South Korea was ranked second in the world’s most powerful passport in the third quarter of 2019 with visa-free or visa-on-arrival access to 187 destinations around the world, according to the Henley Passport Index.
Australian was ranked ninth on the list along with countries such as Iceland, Lithuania and New Zealand, with access to 180 countries.
Japan and Singapore were ranked first on the list, with access to 189 countries.
South Korea was joined by Finland and Germany as they took the second place.
“With a few notable exceptions, the latest rankings from the Henley Passport Index show that countries around the world increasingly view visa-openness as crucial to economic and social progress,” Chairman of Henley & Partners and the creator of the passport index concept, Dr Christian H. Kaelin said.

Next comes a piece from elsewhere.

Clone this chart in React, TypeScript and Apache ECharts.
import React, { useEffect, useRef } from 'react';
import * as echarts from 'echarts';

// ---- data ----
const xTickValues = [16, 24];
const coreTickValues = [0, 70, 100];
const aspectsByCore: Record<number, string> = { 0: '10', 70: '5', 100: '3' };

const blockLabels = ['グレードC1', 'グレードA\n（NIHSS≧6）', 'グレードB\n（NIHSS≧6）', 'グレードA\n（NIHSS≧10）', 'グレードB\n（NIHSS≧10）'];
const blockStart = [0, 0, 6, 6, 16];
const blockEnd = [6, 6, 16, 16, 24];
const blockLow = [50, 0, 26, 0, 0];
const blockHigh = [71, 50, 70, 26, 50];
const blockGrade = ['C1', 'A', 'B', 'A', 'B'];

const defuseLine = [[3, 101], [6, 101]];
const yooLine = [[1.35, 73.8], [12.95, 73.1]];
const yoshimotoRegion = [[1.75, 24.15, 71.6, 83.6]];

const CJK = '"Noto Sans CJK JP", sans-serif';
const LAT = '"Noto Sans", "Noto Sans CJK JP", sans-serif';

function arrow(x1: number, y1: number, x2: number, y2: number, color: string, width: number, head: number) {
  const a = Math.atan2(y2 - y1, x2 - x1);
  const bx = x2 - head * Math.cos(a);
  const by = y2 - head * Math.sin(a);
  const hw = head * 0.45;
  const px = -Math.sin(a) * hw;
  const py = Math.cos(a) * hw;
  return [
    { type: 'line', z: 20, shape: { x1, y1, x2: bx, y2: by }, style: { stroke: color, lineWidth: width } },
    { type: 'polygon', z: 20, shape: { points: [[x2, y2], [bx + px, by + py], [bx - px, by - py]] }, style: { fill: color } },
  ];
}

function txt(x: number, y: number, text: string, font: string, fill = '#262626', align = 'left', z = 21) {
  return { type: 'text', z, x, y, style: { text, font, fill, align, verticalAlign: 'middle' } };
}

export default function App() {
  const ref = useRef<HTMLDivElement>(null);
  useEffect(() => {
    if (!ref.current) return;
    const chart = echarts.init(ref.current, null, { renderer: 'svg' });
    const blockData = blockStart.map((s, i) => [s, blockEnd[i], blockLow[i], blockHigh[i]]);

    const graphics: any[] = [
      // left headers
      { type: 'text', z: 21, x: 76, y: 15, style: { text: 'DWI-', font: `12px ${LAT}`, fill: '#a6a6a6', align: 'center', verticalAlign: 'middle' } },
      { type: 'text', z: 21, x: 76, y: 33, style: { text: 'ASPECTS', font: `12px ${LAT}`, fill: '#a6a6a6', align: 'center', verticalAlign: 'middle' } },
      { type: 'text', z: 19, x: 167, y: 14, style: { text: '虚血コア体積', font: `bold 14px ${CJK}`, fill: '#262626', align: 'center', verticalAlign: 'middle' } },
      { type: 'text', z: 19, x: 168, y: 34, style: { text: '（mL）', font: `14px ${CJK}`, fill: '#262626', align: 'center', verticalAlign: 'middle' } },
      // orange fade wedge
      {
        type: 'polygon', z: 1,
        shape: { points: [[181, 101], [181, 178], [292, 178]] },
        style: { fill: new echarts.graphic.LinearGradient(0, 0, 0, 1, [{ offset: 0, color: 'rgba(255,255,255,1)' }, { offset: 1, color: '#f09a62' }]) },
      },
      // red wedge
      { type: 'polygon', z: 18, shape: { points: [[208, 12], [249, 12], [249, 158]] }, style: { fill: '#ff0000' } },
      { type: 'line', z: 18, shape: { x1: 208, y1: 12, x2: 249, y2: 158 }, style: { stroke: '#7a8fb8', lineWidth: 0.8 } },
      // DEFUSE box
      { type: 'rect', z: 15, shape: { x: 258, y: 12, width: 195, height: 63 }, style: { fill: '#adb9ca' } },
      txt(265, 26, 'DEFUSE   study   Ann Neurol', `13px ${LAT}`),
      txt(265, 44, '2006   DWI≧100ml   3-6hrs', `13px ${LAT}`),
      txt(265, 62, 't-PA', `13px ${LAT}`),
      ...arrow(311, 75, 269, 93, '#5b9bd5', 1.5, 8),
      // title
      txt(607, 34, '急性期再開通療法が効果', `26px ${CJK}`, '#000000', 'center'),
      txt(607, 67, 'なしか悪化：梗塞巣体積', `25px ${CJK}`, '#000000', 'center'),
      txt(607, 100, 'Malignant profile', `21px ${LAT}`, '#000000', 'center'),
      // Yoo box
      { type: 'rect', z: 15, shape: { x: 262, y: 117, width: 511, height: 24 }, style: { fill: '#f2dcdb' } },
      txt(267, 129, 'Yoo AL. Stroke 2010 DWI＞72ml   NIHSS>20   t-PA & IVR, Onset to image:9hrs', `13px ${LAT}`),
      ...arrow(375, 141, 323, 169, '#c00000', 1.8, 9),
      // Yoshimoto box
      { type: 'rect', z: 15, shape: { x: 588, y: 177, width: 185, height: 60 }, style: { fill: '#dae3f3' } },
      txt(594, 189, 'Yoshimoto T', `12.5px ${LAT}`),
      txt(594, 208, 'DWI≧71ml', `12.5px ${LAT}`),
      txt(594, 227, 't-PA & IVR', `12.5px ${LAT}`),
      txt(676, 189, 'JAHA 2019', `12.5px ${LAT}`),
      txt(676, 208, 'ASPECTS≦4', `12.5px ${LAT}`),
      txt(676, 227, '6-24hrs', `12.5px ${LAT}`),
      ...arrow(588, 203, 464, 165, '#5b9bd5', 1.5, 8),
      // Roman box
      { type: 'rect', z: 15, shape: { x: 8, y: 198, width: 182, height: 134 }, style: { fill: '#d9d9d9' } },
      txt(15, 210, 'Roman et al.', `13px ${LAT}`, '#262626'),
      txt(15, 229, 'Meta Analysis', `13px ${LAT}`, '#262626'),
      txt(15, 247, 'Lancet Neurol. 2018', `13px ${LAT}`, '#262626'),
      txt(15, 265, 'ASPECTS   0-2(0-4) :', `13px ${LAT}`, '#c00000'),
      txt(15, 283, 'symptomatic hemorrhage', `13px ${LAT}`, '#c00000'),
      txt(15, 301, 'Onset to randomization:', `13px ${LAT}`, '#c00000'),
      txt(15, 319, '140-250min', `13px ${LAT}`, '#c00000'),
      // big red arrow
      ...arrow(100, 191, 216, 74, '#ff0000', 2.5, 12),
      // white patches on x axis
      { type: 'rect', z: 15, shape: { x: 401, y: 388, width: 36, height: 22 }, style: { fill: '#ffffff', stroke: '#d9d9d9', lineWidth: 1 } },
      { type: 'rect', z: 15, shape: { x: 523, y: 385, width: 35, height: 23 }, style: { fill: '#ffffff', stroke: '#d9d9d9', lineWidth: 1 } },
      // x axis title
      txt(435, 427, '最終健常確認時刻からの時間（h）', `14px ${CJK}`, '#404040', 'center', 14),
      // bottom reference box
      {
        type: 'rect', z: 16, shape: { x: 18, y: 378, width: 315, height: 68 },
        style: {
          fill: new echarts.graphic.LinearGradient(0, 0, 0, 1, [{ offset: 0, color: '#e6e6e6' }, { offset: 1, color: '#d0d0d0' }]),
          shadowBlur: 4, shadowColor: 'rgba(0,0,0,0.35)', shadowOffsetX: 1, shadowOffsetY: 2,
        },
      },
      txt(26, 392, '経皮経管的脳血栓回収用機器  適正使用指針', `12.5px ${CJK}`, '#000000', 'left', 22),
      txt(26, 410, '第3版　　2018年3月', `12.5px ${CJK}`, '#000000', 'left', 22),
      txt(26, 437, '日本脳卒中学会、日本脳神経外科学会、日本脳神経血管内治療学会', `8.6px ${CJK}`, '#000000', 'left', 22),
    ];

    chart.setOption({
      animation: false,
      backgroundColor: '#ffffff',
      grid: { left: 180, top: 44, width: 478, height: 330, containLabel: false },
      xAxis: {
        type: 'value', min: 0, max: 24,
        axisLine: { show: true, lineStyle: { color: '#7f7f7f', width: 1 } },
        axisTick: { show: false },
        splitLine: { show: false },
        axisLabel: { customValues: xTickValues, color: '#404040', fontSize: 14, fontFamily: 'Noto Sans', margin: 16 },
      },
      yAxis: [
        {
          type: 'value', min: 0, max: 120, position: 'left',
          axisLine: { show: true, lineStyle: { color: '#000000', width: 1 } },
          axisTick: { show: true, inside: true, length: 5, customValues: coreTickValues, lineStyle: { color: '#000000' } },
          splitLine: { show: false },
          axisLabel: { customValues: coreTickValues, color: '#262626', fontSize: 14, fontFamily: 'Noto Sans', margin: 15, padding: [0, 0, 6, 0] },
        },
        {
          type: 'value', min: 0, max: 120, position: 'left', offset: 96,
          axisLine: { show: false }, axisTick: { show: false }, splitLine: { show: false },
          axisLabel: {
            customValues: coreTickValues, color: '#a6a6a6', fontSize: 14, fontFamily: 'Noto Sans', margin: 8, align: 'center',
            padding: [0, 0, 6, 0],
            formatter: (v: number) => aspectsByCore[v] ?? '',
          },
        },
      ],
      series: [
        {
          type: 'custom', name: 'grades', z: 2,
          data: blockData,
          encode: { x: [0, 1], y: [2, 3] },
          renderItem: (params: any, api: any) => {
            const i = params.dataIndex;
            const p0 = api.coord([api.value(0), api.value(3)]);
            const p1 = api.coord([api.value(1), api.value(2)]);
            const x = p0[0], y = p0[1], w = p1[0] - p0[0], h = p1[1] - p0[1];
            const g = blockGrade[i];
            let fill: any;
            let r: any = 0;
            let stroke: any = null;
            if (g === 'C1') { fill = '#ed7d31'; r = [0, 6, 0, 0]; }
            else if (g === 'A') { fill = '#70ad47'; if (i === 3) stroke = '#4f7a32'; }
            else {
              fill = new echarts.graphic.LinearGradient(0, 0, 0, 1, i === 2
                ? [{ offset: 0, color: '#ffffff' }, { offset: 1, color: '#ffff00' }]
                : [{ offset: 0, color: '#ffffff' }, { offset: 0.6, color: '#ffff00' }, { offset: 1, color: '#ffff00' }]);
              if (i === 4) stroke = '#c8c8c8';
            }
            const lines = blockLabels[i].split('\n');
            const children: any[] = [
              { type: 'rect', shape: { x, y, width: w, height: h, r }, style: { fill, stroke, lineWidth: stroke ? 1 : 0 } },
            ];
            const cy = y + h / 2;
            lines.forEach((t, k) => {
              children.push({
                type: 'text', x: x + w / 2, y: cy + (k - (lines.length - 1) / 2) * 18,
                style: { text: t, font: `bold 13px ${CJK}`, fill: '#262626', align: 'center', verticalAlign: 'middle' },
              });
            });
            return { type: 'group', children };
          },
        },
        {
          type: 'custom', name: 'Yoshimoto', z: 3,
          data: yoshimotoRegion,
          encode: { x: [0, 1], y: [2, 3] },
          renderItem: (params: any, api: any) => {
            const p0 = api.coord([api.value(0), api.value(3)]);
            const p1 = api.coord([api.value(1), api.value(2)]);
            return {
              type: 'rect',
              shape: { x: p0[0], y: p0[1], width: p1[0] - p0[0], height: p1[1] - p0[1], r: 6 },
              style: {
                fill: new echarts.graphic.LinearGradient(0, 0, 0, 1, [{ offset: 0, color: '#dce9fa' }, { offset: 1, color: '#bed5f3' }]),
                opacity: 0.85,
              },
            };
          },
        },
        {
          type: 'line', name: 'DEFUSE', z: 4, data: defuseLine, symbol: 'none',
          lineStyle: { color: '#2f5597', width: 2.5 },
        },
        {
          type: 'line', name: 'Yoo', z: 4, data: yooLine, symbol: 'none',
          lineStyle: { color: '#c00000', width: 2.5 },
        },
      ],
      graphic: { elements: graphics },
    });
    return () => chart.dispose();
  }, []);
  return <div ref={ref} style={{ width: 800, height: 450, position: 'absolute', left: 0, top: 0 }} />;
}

“Discussions of passport power and global mobility tend to focus on the benefits for the countries with the strongest passports. However, this latest unique research appears to confirm something that many of us already knew intuitively: that increased visa-openness benefits the entire global community and not just the strongest countries,” Dr Kaelin added.
Significant shifts in rankings were seen in countries such as the United States and the UK as they once possessed the most powerful passport in 2014. However, both countries have been ranked down to sixth place with Belgium, Canada, Greece, Ireland and Norway with access to 183 countries.
The Henley Passport Index press release said the UK’s drop may be due to "its exit from the EU now imminent, and coupled with ongoing confusion about the terms of its departure, the UK's once-strong position looks increasingly uncertain.”
The world’s weakest passports were Afghanistan with access to 25 countries and Iraq with 27 countries.
The Henley Passport Index ranking is based on exclusive data from International Air Transport Associated (IATA), and includes 199 different passports over 227 different travel destinations.